Return all of the data exactly as written, without the pictures.
* begin Supplied information *
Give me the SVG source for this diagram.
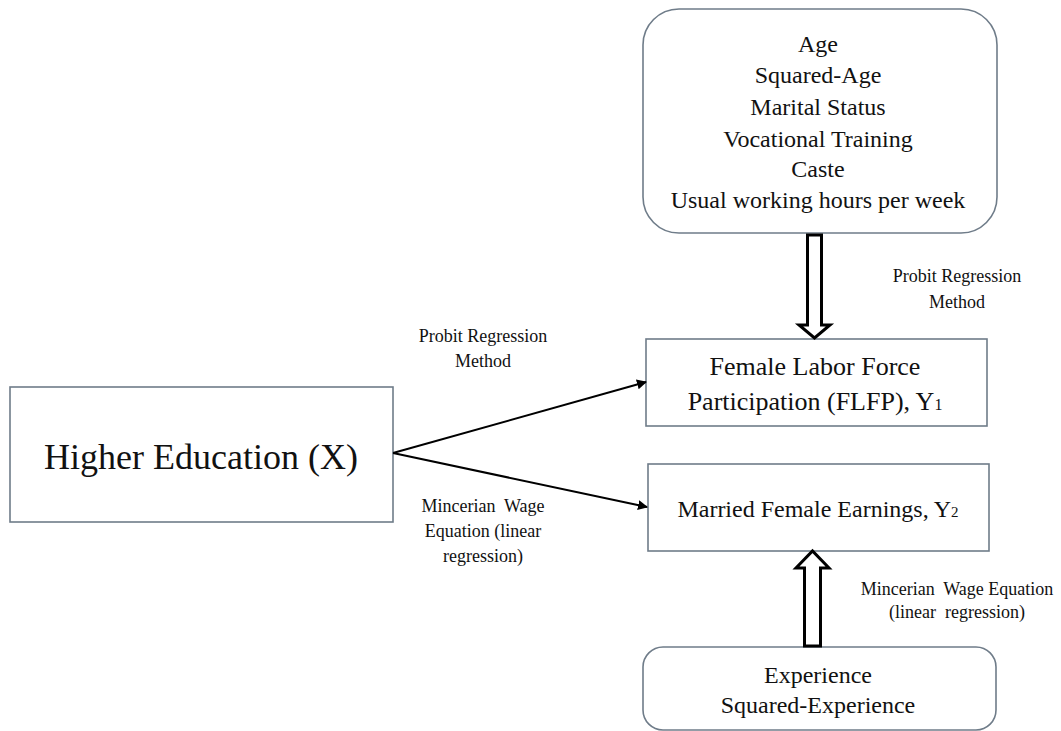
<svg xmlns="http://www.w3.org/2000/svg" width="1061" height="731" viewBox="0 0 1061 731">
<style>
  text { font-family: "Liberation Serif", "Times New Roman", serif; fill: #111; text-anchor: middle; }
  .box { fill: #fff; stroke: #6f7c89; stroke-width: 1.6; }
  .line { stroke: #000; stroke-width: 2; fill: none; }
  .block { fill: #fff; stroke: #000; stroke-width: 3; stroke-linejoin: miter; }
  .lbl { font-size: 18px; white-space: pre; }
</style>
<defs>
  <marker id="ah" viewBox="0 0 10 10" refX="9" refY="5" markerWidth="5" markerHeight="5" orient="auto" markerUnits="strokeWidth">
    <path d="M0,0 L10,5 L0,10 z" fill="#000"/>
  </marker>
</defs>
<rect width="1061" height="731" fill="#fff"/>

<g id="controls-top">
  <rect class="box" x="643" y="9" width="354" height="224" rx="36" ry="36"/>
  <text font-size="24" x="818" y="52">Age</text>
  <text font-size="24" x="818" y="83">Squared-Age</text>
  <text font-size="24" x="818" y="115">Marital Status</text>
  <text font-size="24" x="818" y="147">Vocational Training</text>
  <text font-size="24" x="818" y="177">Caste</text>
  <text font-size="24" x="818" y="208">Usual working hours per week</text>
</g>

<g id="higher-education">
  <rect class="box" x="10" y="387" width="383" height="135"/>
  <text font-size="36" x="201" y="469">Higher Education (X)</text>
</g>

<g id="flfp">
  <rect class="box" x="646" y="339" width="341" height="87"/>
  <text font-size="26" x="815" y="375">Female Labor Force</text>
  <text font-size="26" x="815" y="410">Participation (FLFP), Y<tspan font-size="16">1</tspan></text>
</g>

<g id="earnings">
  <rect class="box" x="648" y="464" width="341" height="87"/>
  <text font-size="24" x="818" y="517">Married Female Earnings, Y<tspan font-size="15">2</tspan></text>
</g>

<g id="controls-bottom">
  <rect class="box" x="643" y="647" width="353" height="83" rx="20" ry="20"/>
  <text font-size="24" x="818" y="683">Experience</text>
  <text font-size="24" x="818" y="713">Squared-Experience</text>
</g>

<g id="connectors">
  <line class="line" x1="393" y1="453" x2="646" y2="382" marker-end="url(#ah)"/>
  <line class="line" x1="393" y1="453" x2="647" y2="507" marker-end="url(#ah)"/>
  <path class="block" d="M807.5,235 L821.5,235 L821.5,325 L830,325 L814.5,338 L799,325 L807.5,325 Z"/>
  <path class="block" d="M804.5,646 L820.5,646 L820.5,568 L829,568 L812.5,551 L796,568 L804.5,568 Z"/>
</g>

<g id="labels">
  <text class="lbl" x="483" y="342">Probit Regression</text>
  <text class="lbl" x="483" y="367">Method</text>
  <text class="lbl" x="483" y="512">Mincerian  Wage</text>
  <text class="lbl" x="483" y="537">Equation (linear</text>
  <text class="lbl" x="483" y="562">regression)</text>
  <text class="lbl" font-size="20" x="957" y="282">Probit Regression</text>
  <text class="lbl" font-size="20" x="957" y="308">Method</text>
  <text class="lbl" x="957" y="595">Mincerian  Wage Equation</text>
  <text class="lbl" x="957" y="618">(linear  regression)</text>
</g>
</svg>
* end Supplied information *
*The completed task*:
Give me the SVG source for this diagram.
<svg xmlns="http://www.w3.org/2000/svg" width="1061" height="731" viewBox="0 0 1061 731">
<style>
  text { font-family: "Liberation Serif", "Times New Roman", serif; fill: #111; text-anchor: middle; }
  .box { fill: #fff; stroke: #6f7c89; stroke-width: 1.6; }
  .line { stroke: #000; stroke-width: 2; fill: none; }
  .block { fill: #fff; stroke: #000; stroke-width: 3; stroke-linejoin: miter; }
  .lbl { font-size: 18px; white-space: pre; }
</style>
<defs>
  <marker id="ah" viewBox="0 0 10 10" refX="9" refY="5" markerWidth="5" markerHeight="5" orient="auto" markerUnits="strokeWidth">
    <path d="M0,0 L10,5 L0,10 z" fill="#000"/>
  </marker>
</defs>
<rect width="1061" height="731" fill="#fff"/>

<g id="controls-top">
  <rect class="box" x="643" y="9" width="354" height="224" rx="36" ry="36"/>
  <text font-size="24" x="818" y="52">Age</text>
  <text font-size="24" x="818" y="83">Squared-Age</text>
  <text font-size="24" x="818" y="115">Marital Status</text>
  <text font-size="24" x="818" y="147">Vocational Training</text>
  <text font-size="24" x="818" y="177">Caste</text>
  <text font-size="24" x="818" y="208">Usual working hours per week</text>
</g>

<g id="higher-education">
  <rect class="box" x="10" y="387" width="383" height="135"/>
  <text font-size="36" x="201" y="469">Higher Education (X)</text>
</g>

<g id="flfp">
  <rect class="box" x="646" y="339" width="341" height="87"/>
  <text font-size="26" x="815" y="375">Female Labor Force</text>
  <text font-size="26" x="815" y="410">Participation (FLFP), Y<tspan font-size="16">1</tspan></text>
</g>

<g id="earnings">
  <rect class="box" x="648" y="464" width="341" height="87"/>
  <text font-size="24" x="818" y="517">Married Female Earnings, Y<tspan font-size="15">2</tspan></text>
</g>

<g id="controls-bottom">
  <rect class="box" x="643" y="647" width="353" height="83" rx="20" ry="20"/>
  <text font-size="24" x="818" y="683">Experience</text>
  <text font-size="24" x="818" y="713">Squared-Experience</text>
</g>

<g id="connectors">
  <line class="line" x1="393" y1="453" x2="646" y2="382" marker-end="url(#ah)"/>
  <line class="line" x1="393" y1="453" x2="647" y2="507" marker-end="url(#ah)"/>
  <path class="block" d="M807.5,235 L821.5,235 L821.5,325 L830,325 L814.5,338 L799,325 L807.5,325 Z"/>
  <path class="block" d="M804.5,646 L820.5,646 L820.5,568 L829,568 L812.5,551 L796,568 L804.5,568 Z"/>
</g>

<g id="labels">
  <text class="lbl" x="483" y="342">Probit Regression</text>
  <text class="lbl" x="483" y="367">Method</text>
  <text class="lbl" x="483" y="512">Mincerian  Wage</text>
  <text class="lbl" x="483" y="537">Equation (linear</text>
  <text class="lbl" x="483" y="562">regression)</text>
  <text class="lbl" font-size="20" x="957" y="282">Probit Regression</text>
  <text class="lbl" font-size="20" x="957" y="308">Method</text>
  <text class="lbl" x="957" y="595">Mincerian  Wage Equation</text>
  <text class="lbl" x="957" y="618">(linear  regression)</text>
</g>
</svg>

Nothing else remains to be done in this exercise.